§ DATA ENTRIES:
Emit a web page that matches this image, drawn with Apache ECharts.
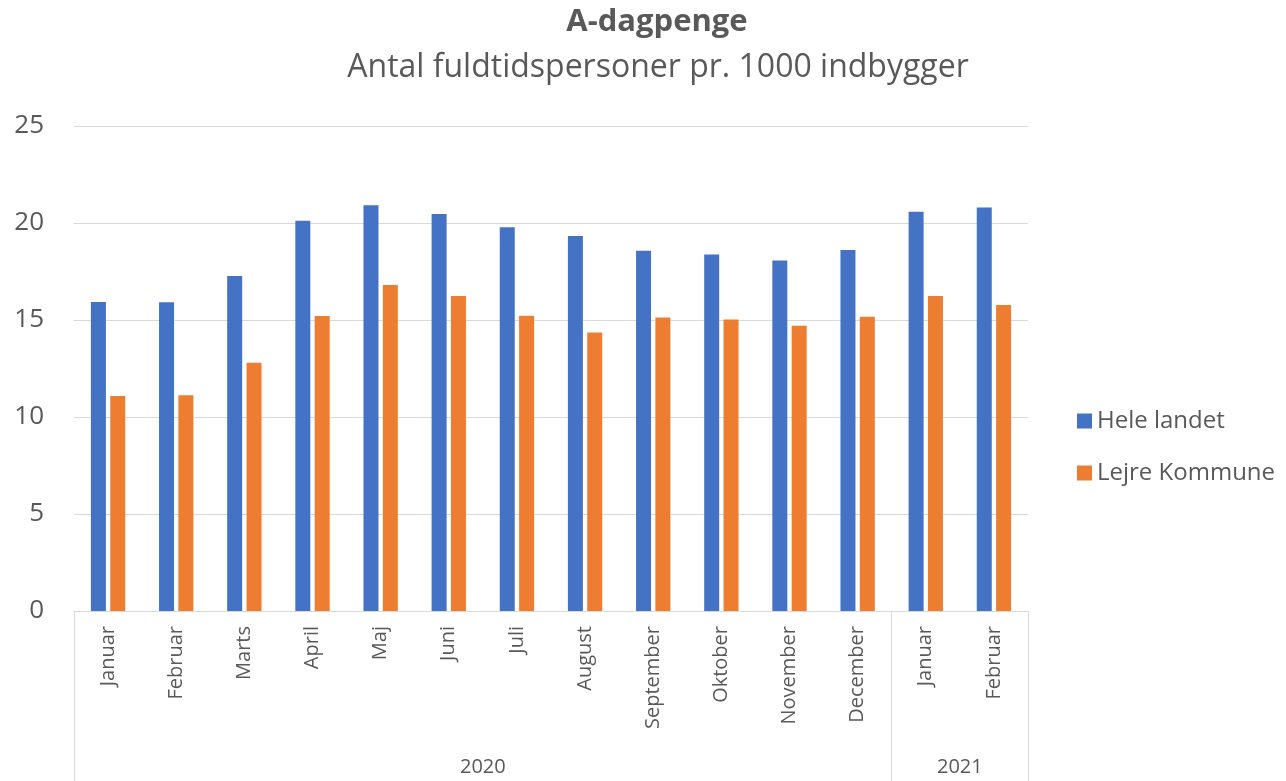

==

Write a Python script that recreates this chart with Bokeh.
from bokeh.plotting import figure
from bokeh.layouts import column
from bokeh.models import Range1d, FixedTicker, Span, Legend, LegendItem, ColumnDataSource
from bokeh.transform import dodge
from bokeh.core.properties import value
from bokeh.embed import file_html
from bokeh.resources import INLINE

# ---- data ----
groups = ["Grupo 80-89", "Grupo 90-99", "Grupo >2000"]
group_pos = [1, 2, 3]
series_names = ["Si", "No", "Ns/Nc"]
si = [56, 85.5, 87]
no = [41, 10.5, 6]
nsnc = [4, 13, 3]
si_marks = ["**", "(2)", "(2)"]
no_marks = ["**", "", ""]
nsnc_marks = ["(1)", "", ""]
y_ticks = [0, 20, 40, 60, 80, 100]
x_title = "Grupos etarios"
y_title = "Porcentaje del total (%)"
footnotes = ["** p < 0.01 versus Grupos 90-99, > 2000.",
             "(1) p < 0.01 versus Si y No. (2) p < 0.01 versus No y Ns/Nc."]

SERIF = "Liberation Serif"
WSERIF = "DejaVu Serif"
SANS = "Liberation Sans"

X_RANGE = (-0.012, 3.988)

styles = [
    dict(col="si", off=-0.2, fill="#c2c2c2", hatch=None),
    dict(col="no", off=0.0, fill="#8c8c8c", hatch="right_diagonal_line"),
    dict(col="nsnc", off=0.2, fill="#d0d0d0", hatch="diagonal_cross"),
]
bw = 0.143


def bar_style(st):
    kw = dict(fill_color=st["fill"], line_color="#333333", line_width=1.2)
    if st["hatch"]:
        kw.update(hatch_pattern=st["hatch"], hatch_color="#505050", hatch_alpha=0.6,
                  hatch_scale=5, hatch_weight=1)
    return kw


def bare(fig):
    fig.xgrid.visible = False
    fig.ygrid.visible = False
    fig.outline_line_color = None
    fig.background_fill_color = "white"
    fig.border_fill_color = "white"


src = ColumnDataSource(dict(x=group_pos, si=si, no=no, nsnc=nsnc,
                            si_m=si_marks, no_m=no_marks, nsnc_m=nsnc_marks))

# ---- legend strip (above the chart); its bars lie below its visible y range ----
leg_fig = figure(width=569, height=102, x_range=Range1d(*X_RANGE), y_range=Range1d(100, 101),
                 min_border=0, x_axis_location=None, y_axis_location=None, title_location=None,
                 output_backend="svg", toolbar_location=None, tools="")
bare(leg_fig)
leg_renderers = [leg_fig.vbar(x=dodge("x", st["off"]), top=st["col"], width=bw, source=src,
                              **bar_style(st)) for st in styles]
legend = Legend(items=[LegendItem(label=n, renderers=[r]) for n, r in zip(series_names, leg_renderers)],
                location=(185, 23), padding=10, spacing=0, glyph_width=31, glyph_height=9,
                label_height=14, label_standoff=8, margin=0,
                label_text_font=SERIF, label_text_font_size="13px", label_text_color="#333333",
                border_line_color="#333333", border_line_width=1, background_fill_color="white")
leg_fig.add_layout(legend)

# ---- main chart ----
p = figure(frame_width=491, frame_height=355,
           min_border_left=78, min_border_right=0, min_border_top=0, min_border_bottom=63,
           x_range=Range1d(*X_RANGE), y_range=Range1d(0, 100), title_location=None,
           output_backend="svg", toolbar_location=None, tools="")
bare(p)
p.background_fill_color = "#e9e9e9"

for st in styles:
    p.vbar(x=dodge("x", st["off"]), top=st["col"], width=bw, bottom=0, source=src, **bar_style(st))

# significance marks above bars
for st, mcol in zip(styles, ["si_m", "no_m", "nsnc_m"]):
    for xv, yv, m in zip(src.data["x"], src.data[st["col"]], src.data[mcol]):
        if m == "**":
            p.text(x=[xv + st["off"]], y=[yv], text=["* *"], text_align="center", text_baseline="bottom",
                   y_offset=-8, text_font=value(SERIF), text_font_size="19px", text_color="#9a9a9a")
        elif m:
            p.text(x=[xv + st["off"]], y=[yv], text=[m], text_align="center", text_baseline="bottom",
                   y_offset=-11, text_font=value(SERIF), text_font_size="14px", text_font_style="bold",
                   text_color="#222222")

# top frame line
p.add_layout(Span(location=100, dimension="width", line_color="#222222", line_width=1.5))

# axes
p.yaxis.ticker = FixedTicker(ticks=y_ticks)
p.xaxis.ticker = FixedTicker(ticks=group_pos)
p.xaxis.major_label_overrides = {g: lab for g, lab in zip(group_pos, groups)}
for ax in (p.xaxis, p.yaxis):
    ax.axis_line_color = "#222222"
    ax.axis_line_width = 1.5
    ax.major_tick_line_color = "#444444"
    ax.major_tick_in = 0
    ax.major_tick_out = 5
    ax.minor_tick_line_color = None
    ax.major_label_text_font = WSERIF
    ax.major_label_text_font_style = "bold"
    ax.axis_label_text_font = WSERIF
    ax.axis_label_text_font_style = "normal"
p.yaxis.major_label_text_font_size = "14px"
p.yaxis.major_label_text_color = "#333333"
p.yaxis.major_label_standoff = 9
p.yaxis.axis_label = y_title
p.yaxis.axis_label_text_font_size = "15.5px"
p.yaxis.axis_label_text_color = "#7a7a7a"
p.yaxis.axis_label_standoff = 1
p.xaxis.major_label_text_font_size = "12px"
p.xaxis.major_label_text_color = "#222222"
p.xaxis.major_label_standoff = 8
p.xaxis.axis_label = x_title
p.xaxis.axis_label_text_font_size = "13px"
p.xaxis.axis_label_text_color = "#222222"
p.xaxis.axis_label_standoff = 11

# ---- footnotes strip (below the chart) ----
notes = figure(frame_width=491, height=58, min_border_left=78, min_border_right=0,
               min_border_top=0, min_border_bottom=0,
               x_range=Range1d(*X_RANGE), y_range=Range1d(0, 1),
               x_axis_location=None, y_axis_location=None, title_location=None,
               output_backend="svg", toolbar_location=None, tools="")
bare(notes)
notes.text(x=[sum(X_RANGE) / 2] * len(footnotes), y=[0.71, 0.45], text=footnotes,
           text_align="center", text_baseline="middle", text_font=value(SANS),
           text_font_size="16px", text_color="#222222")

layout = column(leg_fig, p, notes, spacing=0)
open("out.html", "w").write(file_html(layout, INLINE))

--

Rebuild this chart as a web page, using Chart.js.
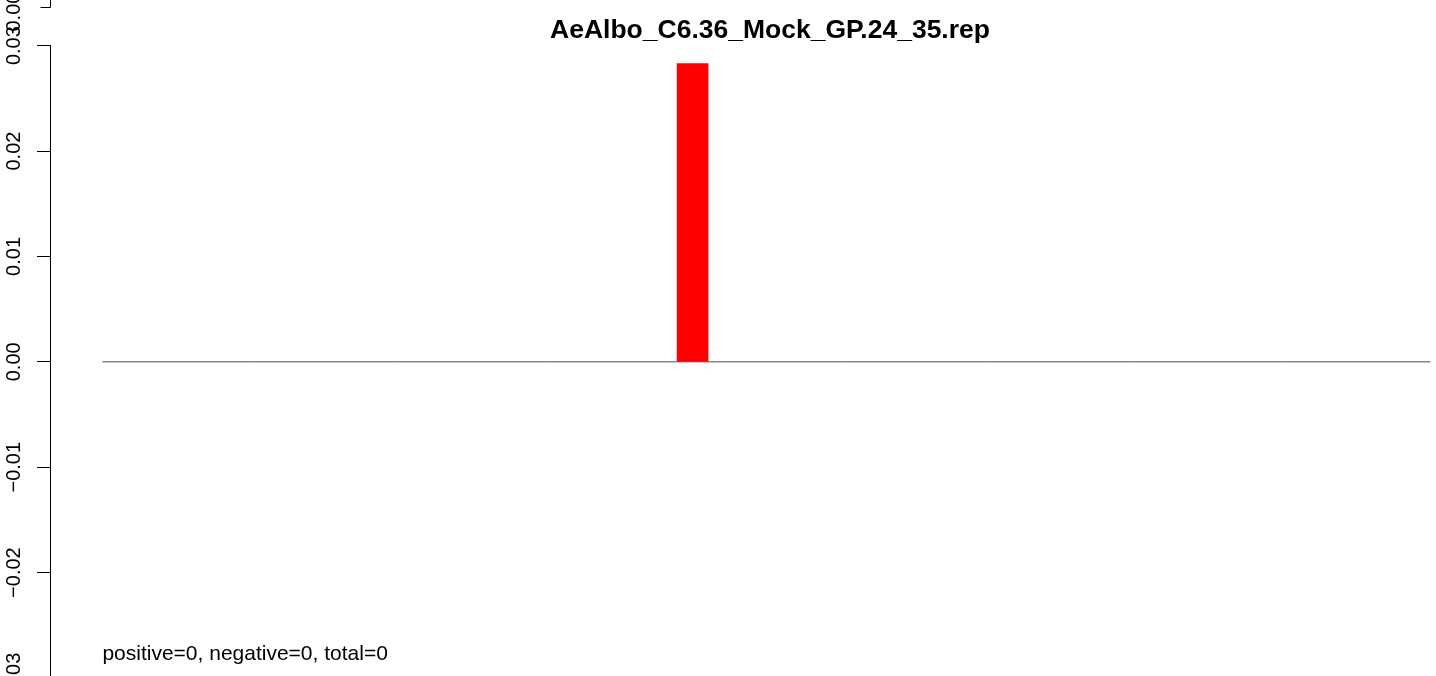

§ TASK BRIEF:
List the lines of the records where "this" occurs.

§ PROBLEM SOLUTION:
Emit a web page that matches this image, drawn with Apache ECharts.
Write a Python script that recreates this chart with Bokeh.
Rebuild this chart as a web page, using Chart.js.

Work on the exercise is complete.